- **TASK TO CARRY OUT**:
Once the pictures are set aside, transcribe the remaining data exactly.

- **INFORMATION SHOWN**:
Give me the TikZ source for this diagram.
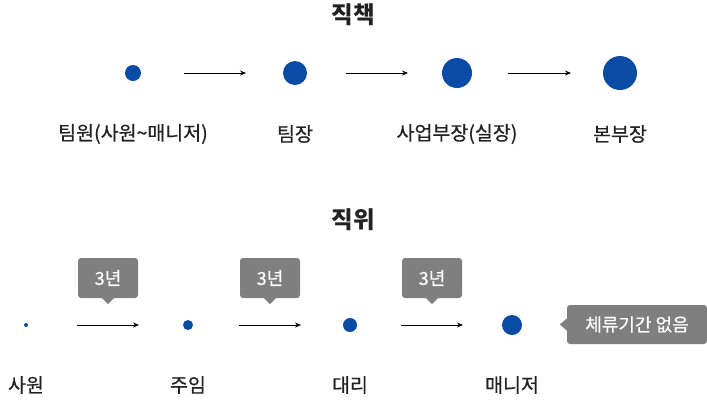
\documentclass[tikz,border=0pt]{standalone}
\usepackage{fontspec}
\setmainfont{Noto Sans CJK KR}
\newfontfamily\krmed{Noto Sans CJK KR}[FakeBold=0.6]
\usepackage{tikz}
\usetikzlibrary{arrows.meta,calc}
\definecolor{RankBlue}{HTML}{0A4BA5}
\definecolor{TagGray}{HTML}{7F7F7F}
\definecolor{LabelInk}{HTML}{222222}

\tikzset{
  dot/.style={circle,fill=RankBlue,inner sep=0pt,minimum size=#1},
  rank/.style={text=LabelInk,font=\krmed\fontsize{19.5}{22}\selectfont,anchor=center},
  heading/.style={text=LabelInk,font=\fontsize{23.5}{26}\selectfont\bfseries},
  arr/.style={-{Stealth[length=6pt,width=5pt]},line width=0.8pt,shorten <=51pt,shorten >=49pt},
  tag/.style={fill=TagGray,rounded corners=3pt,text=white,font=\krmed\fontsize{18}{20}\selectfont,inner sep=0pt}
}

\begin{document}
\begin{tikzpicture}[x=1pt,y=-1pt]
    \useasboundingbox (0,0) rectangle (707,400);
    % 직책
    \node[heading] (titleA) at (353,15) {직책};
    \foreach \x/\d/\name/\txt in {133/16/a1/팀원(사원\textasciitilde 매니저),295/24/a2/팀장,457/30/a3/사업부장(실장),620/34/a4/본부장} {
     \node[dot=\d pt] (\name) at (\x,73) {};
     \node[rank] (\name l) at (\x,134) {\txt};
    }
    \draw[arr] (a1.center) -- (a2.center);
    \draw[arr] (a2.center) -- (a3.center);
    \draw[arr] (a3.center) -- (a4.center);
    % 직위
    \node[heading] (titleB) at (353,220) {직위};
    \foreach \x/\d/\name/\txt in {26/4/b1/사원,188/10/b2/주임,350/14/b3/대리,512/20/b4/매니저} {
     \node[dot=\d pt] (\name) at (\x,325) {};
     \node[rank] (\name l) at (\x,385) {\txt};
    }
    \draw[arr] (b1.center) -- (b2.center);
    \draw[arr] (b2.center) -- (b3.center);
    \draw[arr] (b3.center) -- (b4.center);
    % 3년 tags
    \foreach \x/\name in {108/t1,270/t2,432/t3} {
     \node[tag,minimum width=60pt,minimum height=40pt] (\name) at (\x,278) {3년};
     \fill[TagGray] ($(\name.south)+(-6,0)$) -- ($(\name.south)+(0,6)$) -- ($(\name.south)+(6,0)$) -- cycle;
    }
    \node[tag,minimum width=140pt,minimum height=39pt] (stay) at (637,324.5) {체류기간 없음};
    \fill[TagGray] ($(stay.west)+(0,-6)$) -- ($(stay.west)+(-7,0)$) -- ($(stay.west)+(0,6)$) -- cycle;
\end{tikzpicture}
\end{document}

- **IN RESPONSE**:
Give me the TikZ source for this diagram.
\documentclass[tikz,border=0pt]{standalone}
\usepackage{fontspec}
\setmainfont{Noto Sans CJK KR}
\newfontfamily\krmed{Noto Sans CJK KR}[FakeBold=0.6]
\usepackage{tikz}
\usetikzlibrary{arrows.meta,calc}
\definecolor{RankBlue}{HTML}{0A4BA5}
\definecolor{TagGray}{HTML}{7F7F7F}
\definecolor{LabelInk}{HTML}{222222}

\tikzset{
  dot/.style={circle,fill=RankBlue,inner sep=0pt,minimum size=#1},
  rank/.style={text=LabelInk,font=\krmed\fontsize{19.5}{22}\selectfont,anchor=center},
  heading/.style={text=LabelInk,font=\fontsize{23.5}{26}\selectfont\bfseries},
  arr/.style={-{Stealth[length=6pt,width=5pt]},line width=0.8pt,shorten <=51pt,shorten >=49pt},
  tag/.style={fill=TagGray,rounded corners=3pt,text=white,font=\krmed\fontsize{18}{20}\selectfont,inner sep=0pt}
}

\begin{document}
\begin{tikzpicture}[x=1pt,y=-1pt]
    \useasboundingbox (0,0) rectangle (707,400);
    % 직책
    \node[heading] (titleA) at (353,15) {직책};
    \foreach \x/\d/\name/\txt in {133/16/a1/팀원(사원\textasciitilde 매니저),295/24/a2/팀장,457/30/a3/사업부장(실장),620/34/a4/본부장} {
     \node[dot=\d pt] (\name) at (\x,73) {};
     \node[rank] (\name l) at (\x,134) {\txt};
    }
    \draw[arr] (a1.center) -- (a2.center);
    \draw[arr] (a2.center) -- (a3.center);
    \draw[arr] (a3.center) -- (a4.center);
    % 직위
    \node[heading] (titleB) at (353,220) {직위};
    \foreach \x/\d/\name/\txt in {26/4/b1/사원,188/10/b2/주임,350/14/b3/대리,512/20/b4/매니저} {
     \node[dot=\d pt] (\name) at (\x,325) {};
     \node[rank] (\name l) at (\x,385) {\txt};
    }
    \draw[arr] (b1.center) -- (b2.center);
    \draw[arr] (b2.center) -- (b3.center);
    \draw[arr] (b3.center) -- (b4.center);
    % 3년 tags
    \foreach \x/\name in {108/t1,270/t2,432/t3} {
     \node[tag,minimum width=60pt,minimum height=40pt] (\name) at (\x,278) {3년};
     \fill[TagGray] ($(\name.south)+(-6,0)$) -- ($(\name.south)+(0,6)$) -- ($(\name.south)+(6,0)$) -- cycle;
    }
    \node[tag,minimum width=140pt,minimum height=39pt] (stay) at (637,324.5) {체류기간 없음};
    \fill[TagGray] ($(stay.west)+(0,-6)$) -- ($(stay.west)+(-7,0)$) -- ($(stay.west)+(0,6)$) -- cycle;
\end{tikzpicture}
\end{document}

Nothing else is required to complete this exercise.